THE GODLESS CONSTITUTION

The Case Against Religious Correctness

by Isaac Kramnick & R. Laurence Moore

Pub Date: Jan. 1st, 1996
ISBN: 0-393-03961-7
Publisher: Norton

A sound and spirited defense of the wall of separation between church and state. Cornell professors Kramnick (Government; The Rage of Edmund Burke, 1977, etc.) and Moore (History) offer both a history of American religious controversy and a polemic against those who contend that the Founding Fathers created a ``Christian nation'' that secular forces have recently corrupted. The thesis is that the Constitution's framers saw religion as a bulwark against immorality but believed that government had no business endorsing sectarian views; they did not want a godless America but did insist on a godless Constitution, which included a proscription of religious tests for public office, the First Amendment prohibition of established religion, and the protection of individual religious practice.
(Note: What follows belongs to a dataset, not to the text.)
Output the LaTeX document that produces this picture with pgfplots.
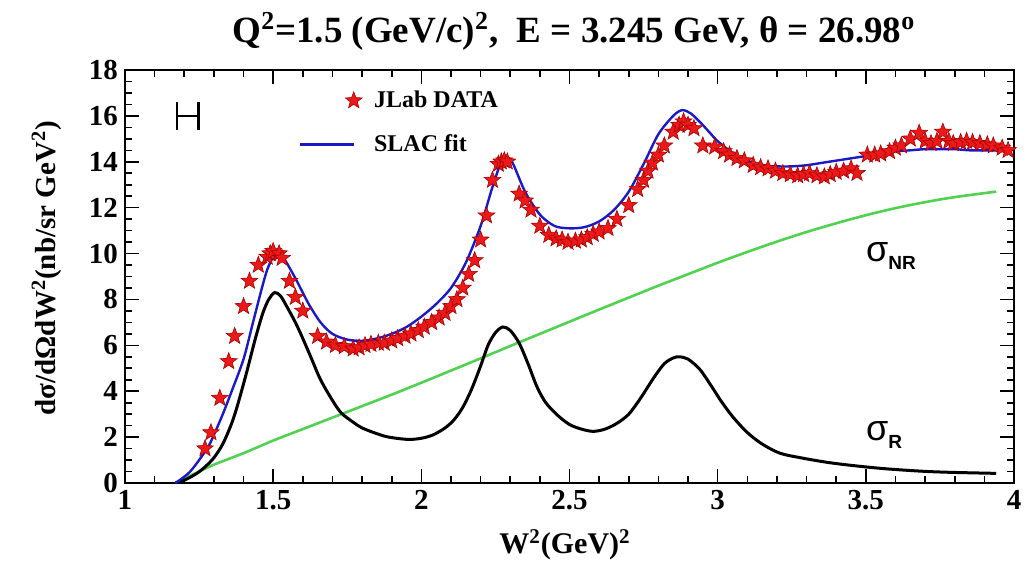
\documentclass[border=0pt]{standalone}
\usepackage{fontspec}
\setmainfont{Liberation Serif}
\newfontfamily\arialf{Liberation Sans}
\usepackage{pgfplots}
\pgfplotsset{compat=1.18}
\definecolor{starred}{RGB}{235,25,25}
\definecolor{stardark}{RGB}{170,0,0}
\definecolor{fitblue}{RGB}{25,25,200}
\definecolor{nrgreen}{RGB}{80,210,80}
\pgfdeclareplotmark{fstar}{%
  \pgfpathmoveto{\pgfpointpolar{90}{\pgfplotmarksize}}%
  \pgfpathlineto{\pgfpointpolar{126}{0.42\pgfplotmarksize}}%
  \pgfpathlineto{\pgfpointpolar{162}{\pgfplotmarksize}}%
  \pgfpathlineto{\pgfpointpolar{198}{0.42\pgfplotmarksize}}%
  \pgfpathlineto{\pgfpointpolar{234}{\pgfplotmarksize}}%
  \pgfpathlineto{\pgfpointpolar{270}{0.42\pgfplotmarksize}}%
  \pgfpathlineto{\pgfpointpolar{306}{\pgfplotmarksize}}%
  \pgfpathlineto{\pgfpointpolar{342}{0.42\pgfplotmarksize}}%
  \pgfpathlineto{\pgfpointpolar{18}{\pgfplotmarksize}}%
  \pgfpathlineto{\pgfpointpolar{54}{0.42\pgfplotmarksize}}%
  \pgfpathclose
  \pgfusepathqfillstroke
}
\pgfplotsset{
  starlegend/.style={legend image code/.code={\path (0pt,0pt) (27pt,0pt); \draw[##1] plot coordinates {(27pt,0pt)};}},
  linelegend/.style={legend image code/.code={\draw[##1] (0pt,0pt) -- (27pt,0pt);}},
}
\begin{document}
\begin{tikzpicture}
\begin{axis}[name=ax,
  width=444.5pt, height=206.5pt, scale only axis,
  xmin=1, xmax=4, ymin=0, ymax=18,
  xtick={1,1.5,2,2.5,3,3.5,4}, ytick={0,2,4,6,8,10,12,14,16,18},
  minor x tick num=4, minor y tick num=3,
  tick align=inside, major tick length=7pt, minor tick length=3.5pt,
  axis line style={line width=1pt},
  every tick/.style={black, line width=0.8pt},
  /pgf/number format/assume math mode=true,
  tick label style={font=\fontsize{14.5}{14.5}\selectfont\bfseries},
  title={Q\textsuperscript{2}=1.5 (GeV/c)\textsuperscript{2},\ \ E = 3.245 GeV, θ = 26.98\textsuperscript{o}},
  title style={at={(0.505,1.065)}, anchor=center, font=\fontsize{18.5}{18.5}\selectfont\bfseries},
  xlabel={W\textsuperscript{2}(GeV)\textsuperscript{2}},
  xlabel style={at={(0.495,-0.15)}, anchor=center, font=\fontsize{15}{15}\selectfont\bfseries},
  ylabel={dσ/dΩdW\textsuperscript{2}(nb/sr GeV\textsuperscript{2})},
  ylabel style={at={(-0.088,0.52)}, anchor=center, font=\fontsize{14.5}{14.5}\selectfont\bfseries},
  legend style={at={(0.188,0.97)}, anchor=north west, draw=none, fill=none,
    font=\fontsize{12}{12}\selectfont\bfseries, row sep=8pt,
    nodes={inner xsep=6pt}},
  legend cell align=left,
]
% non-resonant
\addplot[nrgreen, line width=1.3pt, smooth, forget plot] coordinates {
(1.17,0) (1.20,0.2) (1.25,0.5) (1.30,0.8) (1.40,1.3) (1.50,1.85) (1.60,2.35)
(1.70,2.85) (1.80,3.35) (1.90,3.85) (2.00,4.37) (2.10,4.9) (2.20,5.43) (2.30,5.97)
(2.40,6.5) (2.50,7.03) (2.60,7.56) (2.70,8.08) (2.80,8.6) (2.90,9.1) (3.00,9.6)
(3.10,10.07) (3.20,10.52) (3.30,10.94) (3.40,11.32) (3.50,11.67) (3.60,11.98)
(3.70,12.24) (3.80,12.46) (3.94,12.7)};
% resonant
\addplot[black, line width=1.5pt, smooth, forget plot] coordinates {
(1.17,0) (1.20,0.12) (1.24,0.4) (1.27,0.7) (1.30,1.1) (1.33,1.7) (1.36,2.6)
(1.38,3.4) (1.41,4.8) (1.44,6.3) (1.465,7.4) (1.485,8.0) (1.505,8.3) (1.525,8.15)
(1.55,7.6) (1.575,7.0) (1.60,6.3) (1.63,5.4) (1.66,4.5) (1.70,3.6) (1.73,3.05)
(1.77,2.65) (1.80,2.4) (1.85,2.15) (1.89,2.0) (1.955,1.9) (2.00,1.95) (2.04,2.1)
(2.08,2.4) (2.11,2.75) (2.14,3.3) (2.17,4.1) (2.20,5.1) (2.225,6.0) (2.25,6.55)
(2.275,6.8) (2.30,6.65) (2.33,6.1) (2.36,5.2) (2.39,4.2) (2.42,3.5) (2.46,2.95)
(2.50,2.55) (2.54,2.35) (2.58,2.25) (2.62,2.35) (2.66,2.6) (2.70,3.0) (2.74,3.7)
(2.785,4.6) (2.82,5.2) (2.85,5.45) (2.87,5.5) (2.90,5.4) (2.94,4.95) (2.98,4.2)
(3.01,3.6) (3.05,2.9) (3.10,2.2) (3.15,1.7) (3.21,1.3) (3.28,1.1) (3.37,0.9)
(3.45,0.77) (3.54,0.65) (3.62,0.57) (3.71,0.5) (3.80,0.46) (3.94,0.42)};
% JLab data
\addplot[only marks, mark=fstar, mark size=4.4pt,
  mark options={fill=starred, draw=stardark, line width=0.3pt}, starlegend]
coordinates {
(1.27,1.5) (1.29,2.2) (1.32,3.7) (1.35,5.3) (1.37,6.4) (1.40,7.7) (1.42,8.8)
(1.45,9.5) (1.48,9.85) (1.49,10.0) (1.50,10.1) (1.52,10.0) (1.53,9.8) (1.555,8.8)
(1.575,8.1) (1.60,7.5) (1.65,6.4) (1.68,6.15) (1.71,6.0) (1.74,5.95) (1.77,5.85)
(1.79,5.9) (1.81,6.0) (1.83,6.05) (1.855,6.1) (1.875,6.1) (1.90,6.2) (1.92,6.3)
(1.945,6.4) (1.965,6.5) (1.99,6.65) (2.01,6.8) (2.035,7.0) (2.06,7.2) (2.08,7.4)
(2.10,7.7) (2.12,8.0) (2.14,8.5) (2.16,9.1) (2.18,9.7) (2.20,10.6) (2.22,11.65)
(2.24,13.2) (2.26,13.9) (2.27,14.0) (2.28,14.05) (2.29,14.0) (2.33,12.6)
(2.35,12.3) (2.37,11.9) (2.40,11.2) (2.43,10.8) (2.455,10.65) (2.475,10.6)
(2.495,10.5) (2.52,10.55) (2.54,10.6) (2.56,10.7) (2.58,10.85) (2.60,10.95)
(2.63,11.1) (2.66,11.5) (2.70,12.1) (2.73,12.8) (2.75,13.2) (2.765,13.6)
(2.78,13.95) (2.80,14.3) (2.82,14.7) (2.85,15.3) (2.87,15.6) (2.885,15.75)
(2.90,15.6) (2.92,15.45) (2.95,14.7) (2.99,14.65) (3.02,14.45) (3.04,14.3)
(3.065,14.15) (3.09,14.05) (3.12,13.85) (3.145,13.75) (3.17,13.7) (3.195,13.6)
(3.22,13.5) (3.245,13.45) (3.27,13.4) (3.29,13.45) (3.31,13.5) (3.335,13.4)
(3.36,13.35) (3.38,13.45) (3.40,13.55) (3.425,13.6) (3.45,13.7) (3.47,13.5)
(3.505,14.3) (3.53,14.3) (3.55,14.35) (3.58,14.45) (3.60,14.6) (3.62,14.7)
(3.65,15.0) (3.68,15.25) (3.70,14.9) (3.72,14.8) (3.74,14.9) (3.76,15.3)
(3.78,14.9) (3.795,14.8) (3.82,14.85) (3.84,14.9) (3.86,14.85) (3.885,14.8)
(3.91,14.75) (3.93,14.7) (3.96,14.6) (3.98,14.5)};
\addlegendentry{JLab DATA}
% SLAC fit
\addplot[fitblue, line width=1.2pt, smooth, linelegend]
coordinates {
(1.17,0) (1.22,0.5) (1.277,1.5) (1.30,2.1) (1.33,3.0) (1.36,4.0) (1.40,5.4)
(1.43,6.9) (1.46,8.4) (1.48,9.3) (1.50,9.85) (1.515,10.0) (1.53,9.9) (1.55,9.5)
(1.58,8.8) (1.62,7.8) (1.66,7.0) (1.70,6.5) (1.75,6.25) (1.80,6.2) (1.85,6.3)
(1.90,6.5) (1.95,6.8) (2.00,7.25) (2.05,7.8) (2.10,8.5) (2.15,9.6) (2.20,11.2)
(2.24,12.9) (2.27,14.0) (2.29,14.2) (2.31,13.9) (2.35,12.7) (2.40,11.7)
(2.45,11.2) (2.50,11.1) (2.55,11.15) (2.60,11.4) (2.65,11.9) (2.70,12.7)
(2.75,13.9) (2.80,15.2) (2.85,16.0) (2.88,16.25) (2.91,16.1) (2.95,15.6)
(3.00,14.9) (3.05,14.4) (3.10,14.05) (3.15,13.85) (3.20,13.8) (3.25,13.8)
(3.30,13.85) (3.35,13.95) (3.40,14.05) (3.45,14.15) (3.50,14.25) (3.55,14.35)
(3.60,14.45) (3.65,14.5) (3.70,14.55) (3.75,14.55) (3.80,14.55) (3.85,14.5)
(3.90,14.5) (3.96,14.5)};
\addlegendentry{SLAC fit}
% error bar symbol
\addplot[black, line width=1.2pt, mark=none, forget plot,
  error bars/.cd, x dir=both, x explicit, error mark=|,
  error bar style={line width=1.2pt},
  error mark options={black, line width=1.2pt, mark size=7pt}]
coordinates {(1.212,16.0) +- (0.036,0)};
\node[anchor=west, inner sep=0pt] at (axis cs:3.50,9.9)
  {\arialf\fontsize{18}{18}\selectfont σ\raisebox{-0.4ex}{\fontsize{9.5}{9.5}\selectfont\bfseries NR}};
\node[anchor=west, inner sep=0pt] at (axis cs:3.50,2.1)
  {\arialf\fontsize{18}{18}\selectfont σ\raisebox{-0.4ex}{\fontsize{9.5}{9.5}\selectfont\bfseries R}};
\end{axis}
\pgfresetboundingbox
\path ([shift={(-62.5pt,-40pt)}]ax.south west) rectangle ([shift={(7pt,35pt)}]ax.north east);
\end{tikzpicture}
\end{document}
The influences discussed include Roger Williams's fear that politicians acting in the name of religious values would appropriate religion to their own ``profane interests''; Locke's philosophy that government had no right to disturb private behavior that did not harm others; and the Virginia Statute drafted by Jefferson and Madison, which was a model for the Constitution's treatment of religion. The book follows the unending conflict between the founders' vision and those of their churchly critics, who opposed ratification precisely because the Constitution was godless, attempted unsuccessfully to ban Sunday mail delivery before the Civil War, and for decades tried to amend God into the Constitution. The last chapter firmly but courteously rebukes such contemporary figures as Pat Robertson and Pat Buchanan and respectfully disagrees with more complex thinkers such as Robert Bellah and Stephen L. Carter. A timely reminder, as we enter a year of electoral politicking, that even the touchiest issues can be treated with intellectual honesty and a decent appreciation for opposing views.